**Information supplied**
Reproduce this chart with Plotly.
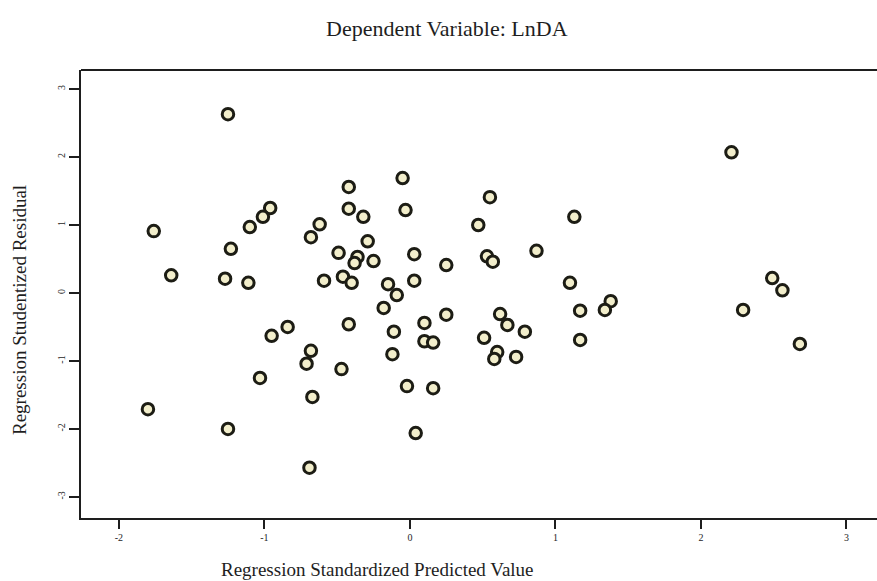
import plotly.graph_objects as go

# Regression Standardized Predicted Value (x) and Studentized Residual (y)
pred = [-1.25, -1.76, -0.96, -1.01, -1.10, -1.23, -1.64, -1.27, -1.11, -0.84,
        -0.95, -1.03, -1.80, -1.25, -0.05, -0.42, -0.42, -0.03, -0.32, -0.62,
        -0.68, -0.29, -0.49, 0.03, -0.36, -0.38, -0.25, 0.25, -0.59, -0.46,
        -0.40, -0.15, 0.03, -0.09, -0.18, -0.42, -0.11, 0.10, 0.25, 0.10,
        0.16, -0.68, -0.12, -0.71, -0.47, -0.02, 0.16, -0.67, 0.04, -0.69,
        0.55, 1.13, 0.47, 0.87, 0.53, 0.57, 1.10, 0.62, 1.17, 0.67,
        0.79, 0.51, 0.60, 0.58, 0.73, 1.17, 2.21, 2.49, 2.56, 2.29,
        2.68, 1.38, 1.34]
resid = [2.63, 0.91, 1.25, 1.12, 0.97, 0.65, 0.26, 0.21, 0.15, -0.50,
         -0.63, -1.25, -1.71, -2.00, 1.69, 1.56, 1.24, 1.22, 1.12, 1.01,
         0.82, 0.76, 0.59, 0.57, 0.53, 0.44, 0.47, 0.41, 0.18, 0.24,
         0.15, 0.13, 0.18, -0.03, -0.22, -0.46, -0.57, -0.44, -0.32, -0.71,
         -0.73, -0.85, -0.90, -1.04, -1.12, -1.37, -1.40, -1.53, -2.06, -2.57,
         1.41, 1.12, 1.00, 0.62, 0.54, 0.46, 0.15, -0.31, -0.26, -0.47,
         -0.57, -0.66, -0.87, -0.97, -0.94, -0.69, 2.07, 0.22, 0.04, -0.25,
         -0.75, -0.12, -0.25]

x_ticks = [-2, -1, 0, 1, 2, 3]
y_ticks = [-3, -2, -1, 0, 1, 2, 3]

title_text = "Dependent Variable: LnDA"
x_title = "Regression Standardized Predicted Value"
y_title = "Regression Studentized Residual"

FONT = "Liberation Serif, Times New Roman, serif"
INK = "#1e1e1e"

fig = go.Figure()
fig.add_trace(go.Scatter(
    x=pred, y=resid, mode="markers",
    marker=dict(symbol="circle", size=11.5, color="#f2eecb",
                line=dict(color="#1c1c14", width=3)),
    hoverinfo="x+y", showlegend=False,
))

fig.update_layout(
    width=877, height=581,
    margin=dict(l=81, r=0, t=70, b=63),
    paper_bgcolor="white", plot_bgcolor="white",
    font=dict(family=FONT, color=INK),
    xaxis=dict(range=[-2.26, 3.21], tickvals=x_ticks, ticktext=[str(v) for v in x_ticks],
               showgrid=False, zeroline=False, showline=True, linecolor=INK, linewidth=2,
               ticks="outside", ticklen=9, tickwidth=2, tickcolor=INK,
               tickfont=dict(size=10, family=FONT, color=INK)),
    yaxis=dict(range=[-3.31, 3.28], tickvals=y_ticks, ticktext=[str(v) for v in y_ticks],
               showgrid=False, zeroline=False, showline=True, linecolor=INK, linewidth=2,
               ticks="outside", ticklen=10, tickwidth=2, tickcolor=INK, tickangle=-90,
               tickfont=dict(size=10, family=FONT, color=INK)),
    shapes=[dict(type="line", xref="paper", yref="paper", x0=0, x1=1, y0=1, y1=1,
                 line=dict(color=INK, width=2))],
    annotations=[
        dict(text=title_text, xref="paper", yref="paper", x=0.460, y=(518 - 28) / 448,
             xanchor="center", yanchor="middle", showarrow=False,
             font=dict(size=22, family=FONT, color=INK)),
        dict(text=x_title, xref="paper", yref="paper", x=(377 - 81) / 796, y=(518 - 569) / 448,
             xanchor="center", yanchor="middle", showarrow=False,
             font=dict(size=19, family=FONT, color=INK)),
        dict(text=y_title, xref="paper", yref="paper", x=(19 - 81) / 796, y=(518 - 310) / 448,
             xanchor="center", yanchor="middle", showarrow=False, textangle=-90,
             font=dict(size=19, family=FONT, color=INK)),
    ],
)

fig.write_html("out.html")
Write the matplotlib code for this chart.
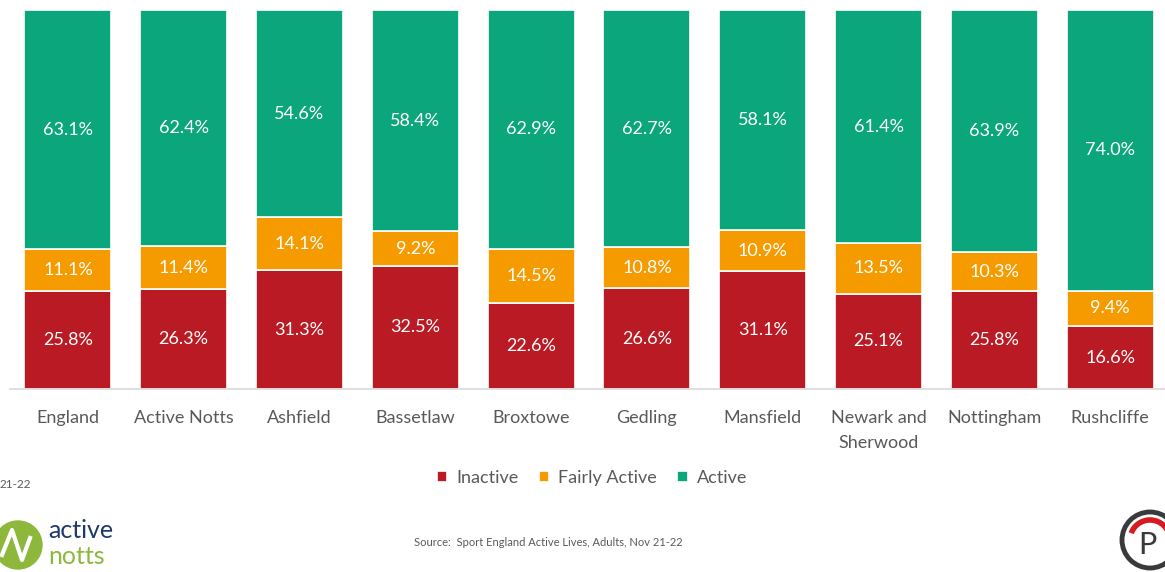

**Set problem**
Scan the material above. Copy each line where "this" occurs.

**Result**
Reproduce this chart with Plotly.
Write the matplotlib code for this chart.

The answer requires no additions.